Selig should toughen drug-testing program
Baseball commissioner Bud Selig's token drug-testing plan will be about as effective as chasing a gorilla with a butterfly net. Even an alert donkey knows that the players' association is the real force controlling Major League Baseball.
Bud Selig, wake up! You now have the Feds on your side. President Bush's appeal to team owners and players to eliminate performance-enhancing drugs creates the perfect window of opportunity to put some teeth into your feeble drug-testing program, which everybody knows panders to the players' union.
Tough problems require tough solutions. Selig should show some leadership and quickly respond to the president's call. Propose a mandatory one-year suspension for a first offense and a lifetime ban for a second offense, then let union leader Donald Fehr, et al, sweat.
It's doubtful that a majority of players would find the comfort level necessary to support striking against a program intended to enhance the credibility of their profession.
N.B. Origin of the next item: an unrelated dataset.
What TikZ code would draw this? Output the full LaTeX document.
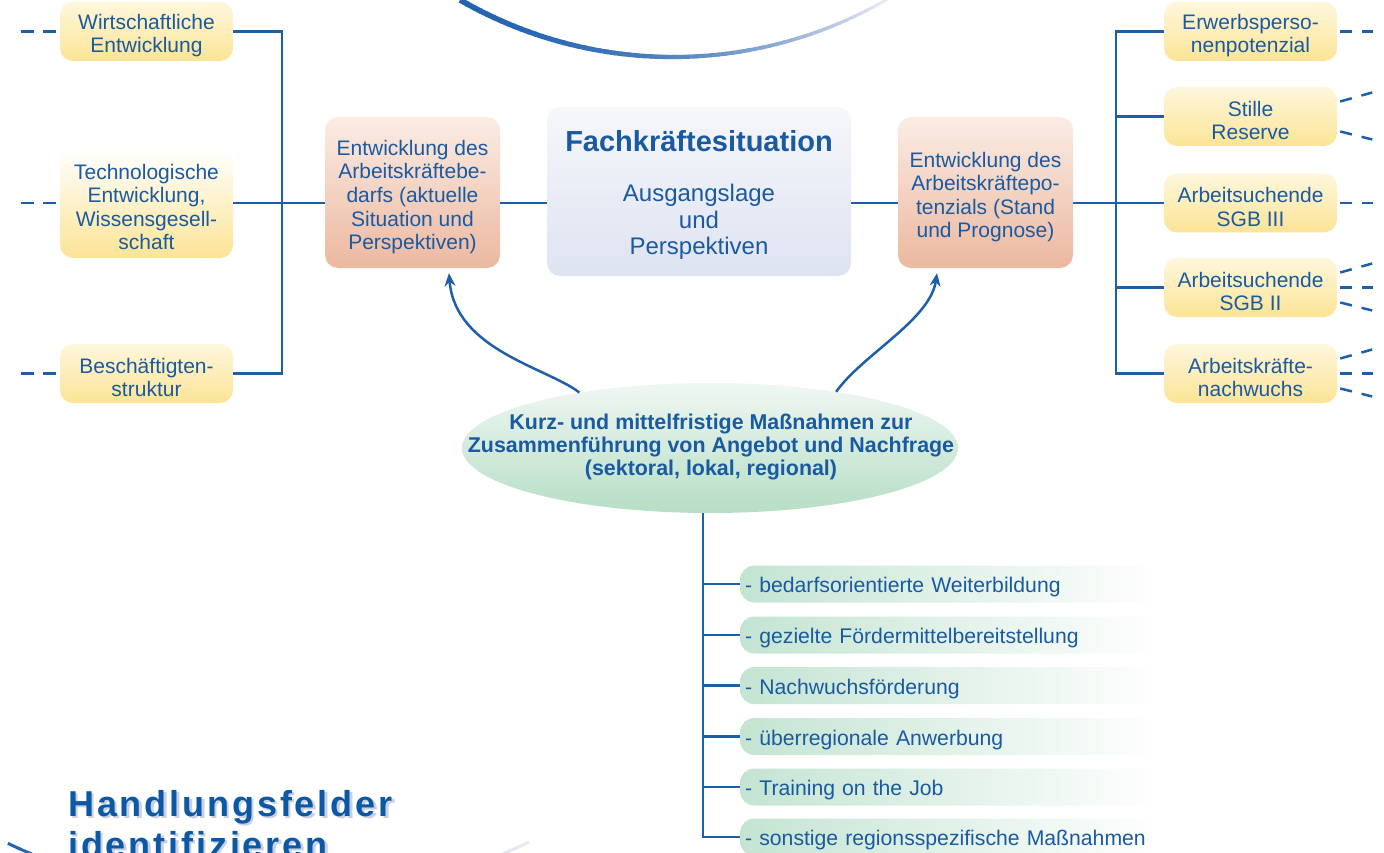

Those blessed with the talent to play the game and be enriched by it also need to take some responsibility for its future. It's high time for a few influential star players to step up to the plate and support a drug-testing program with severe consequences, rather than one intended to preserve the careers of users.
Bob Hauk Easton
It's obvious to everyone that the Ravens' passing game needs improvement. But will signing high-priced and high-maintenance receiver Terrell Owens help the Ravens?
For starters, Owens demands the ball. He shares a common interest among "me-first" receivers. The Ravens are not a selfish team. Coach Billick would not allow them to be selfish, and neither would Ray Lewis.
Adding Owens would just add pressure on whoever is quarterback next season to throw to him, and would possibly take away carries from Jamal Lewis.
Secondly, the Ravens do not need to give a huge contract to Owens and have him whine.
Go out and use the extra salary cap money on a punt returner or a right tackle. Draft a receiver or find a lesser-name receiver and groom him into a No. 1 receiver.
Owens can stay in San Francisco and cry about not getting the ball all he wants, as long as he doesn't come to Baltimore.
Andrew Gothelf Owings Mills
Colts still afflicted by the Irsay Curse
It's time to start talking about the Irsay Curse.
Bob Irsay moved the Baltimore Colts to Indianapolis in March 1984. Twenty years and counting, and they still haven't made it to the Super Bowl.
This year the Colts celebrated the franchise's 50 years in the NFL. Did you see the "1953" logo on coach Tony Dungy's jacket during the AFC championship game? They just don't get it.
Indianapolis probably will still be wondering 50 years from now why it can't win anything.
But maybe by then they'll figure it out. They'll say it's the Irsay Curse.
Frank Morgan Towson
Rose's punishment is fitting for his offense
While many may argue that some of the current members of the Baseball Hall of Fame have less-than-respectable records as far as ethics, morals and even convictions for crimes, there is a major difference for Pete Rose.
For example, while Babe Ruth was a notorious womanizer, Ty Cobb a racist and other baseball players who are in the Hall of Fame convicted drug users, their sins did not involve the possibility that their actions might change the outcome of the game.
Rose by his own admission bet on the Cincinnati Reds while he was their manager. This action was reminiscent of the infamous Black Sox scandal of 1919, when individual players affected the outcome of the World Series.
Even the great Shoeless Joe Jackson, who was peripherally involved, was banned from baseball for life and barred from entering or even being considered for the Hall of Fame.
Rose, perhaps in lesser degree, has committed the same offense. The punishment preventing him from becoming a Hall of Famer is just and should not be reconsidered.